De Rudolf Bultmann, em reação às declarações escandalosas da faculdade Erglangen, defendeu a universalidade do evangelho em contraposição à ideologia de separação de raças no contexto do Nacional-Socialismo: "A opinião de Erlangen não diz que todos os cristão tem uma adoção comum como filhos de Deus, o que não põe termo às diferenças sociais e biológicas? Ao contrário, não esta todo cristão ligado à posição em que é chamado? Sim, com justificação completa. [Agora vem esta passagem, I Co 7:20.] Estou surpreso com a temeridade do apelo a I Cor. 7:20. Pois não há nada para se ler aqui dizendo que essas diferenças também valem para o espaço da Igreja e têm significado. [...] Ao contrário! Paulo diz que as distinções que não tem sentido para a Igreja mantém a validade no mundo. Ele opõe I Cor. 7:17-24 contra esses tolos, que querem transformar os princípios da comunidade eclesiásticas em leis do mundo, contra o desejo de emancipação dos escravos e das mulheres [Por tanto, políticas igualitárias, já que todos os homens são iguais como filhos de Deus. A referência de Bultmann é correta.] E devemos agora perpetrar a tolice oposta de transformar as leis do mundo em leis da Igreja?" (GOLDSCHMIDT & KRAUS. apoud Voegelin. Hitler e os Alemães. p. 225)
Por outro lado temos a oposição tenaz de Karl Bart, aquele teólogo que ofereceu o espírito da constituição da Igreja Confessante - que surgiu como uma reação à nazificação da Igreja Protestante (o que refuta a tese de certa ala católica radical de que a Igreja Protestante se presta à deificação incondicional do Estado) -, a Declaração Teológica de Barmen. Eis algumas passagens da declaração teológica: "Rejeitamos a falsa doutrina de que a Igreja teria o dever de reconhecer - além e aparte da Palavra de Deus - ainda outros acontecimentos e poderes, personagens e verdades como fontes da sua pregação e como revelação divina. [...]
A Igreja Cristã é a comunidade dos irmãos, na qual Jesus Cristo age atualmente como o Senhor na Palavra e nos Sacramentos através do Espírito Santo. Como Igreja formada por pecadores justificados, ela deve, num mundo pecador, testemunhar com sua fé, sua obediência, sua mensagem e sua organização que só dele ela é propriedade, que ela vive e deseja viver tão somente da sua consolação e das suas instruções na expectativa da sua vinda.

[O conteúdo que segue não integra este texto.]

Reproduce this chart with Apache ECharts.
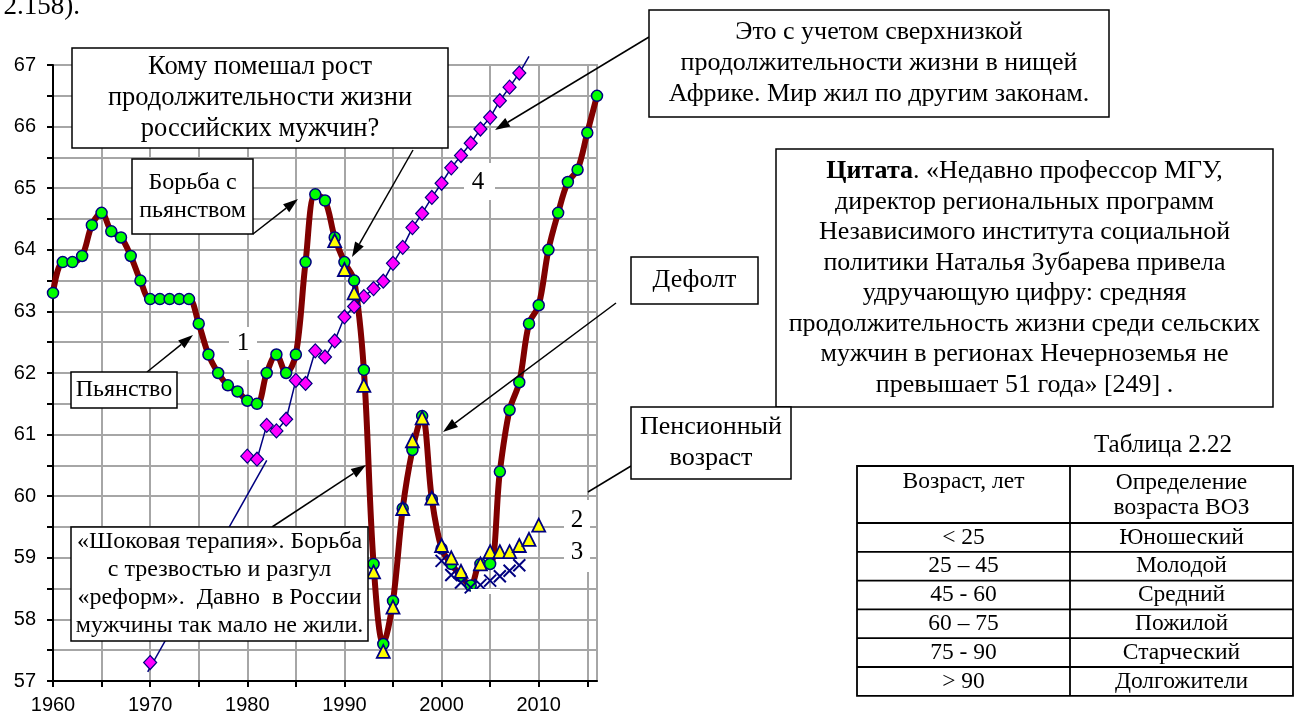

Rejeitamos a falsa doutrina de que à Igreja seria permitido substituir a forma da sua mensagem e organização, a seu bel prazer ou de acordo com as respectivas convicções ideológicas e políticas reinantes." (Declaração Teológica de Barmen, parte I e II)
É nesse espírito que uma ala importante das Igrejas Evangélicas do período Nazista conseguiram se safar da conformação acachapante a que foi submetida toda e qualquer instituição cultural alemã no período. Isso foi possível pela ausência de uma doutrina que submeta as doutrinas teológicas a uma rígida hierarquia autorizada para interpretar o Evangelho. A tragédia das igrejas católicas na época, que no período devido à busca da unidade episcopal decidiu, na Alemanha, se submeter às leis do país afim de não parecerem "subversivos", foi justamente colocar a unidade acima de uma confrontação direta com o regime, ainda que bispos aqui e ali se pronunciassem de maneira profunda contra a barbárie Nacional Socialista, e mesmo que a oposição à ideologia socialista tenha sido feita por meio de documentos muito antes da ascensão de Hitler ao poder, o que não houve pelo lado protestante - muitas vezes possível por conta do considerável background filosófico católico, superior ao backgrund filosófico protestante, ainda que esse último tenha a vantagem de possuir uma tradição de verificação científica das escrituras muito superior ao mesmo domínio científico católico.
Por fim, a questão da liberdade de interpretação, tal como desejei apresentar aqui, é algo ambíguo, tal como o é a liberdade: é algo que deve ser julgado na prática, pois se a liberdade de interpretação for tomada como um bem em si mesmo, devemos ter em mente que é unicamente por meio da liberdade de interpretação que opiniões teológicas degeneradas formam tendências destrutivas para a Igreja. Mas isso não é um mal em si, pois sem a liberdade não teríamos chance de colher interpretações saudáveis, espirituosas e profundamente significativas para a vida espiritual que enchem de vida as comunidades eclesiásticas evangélicas.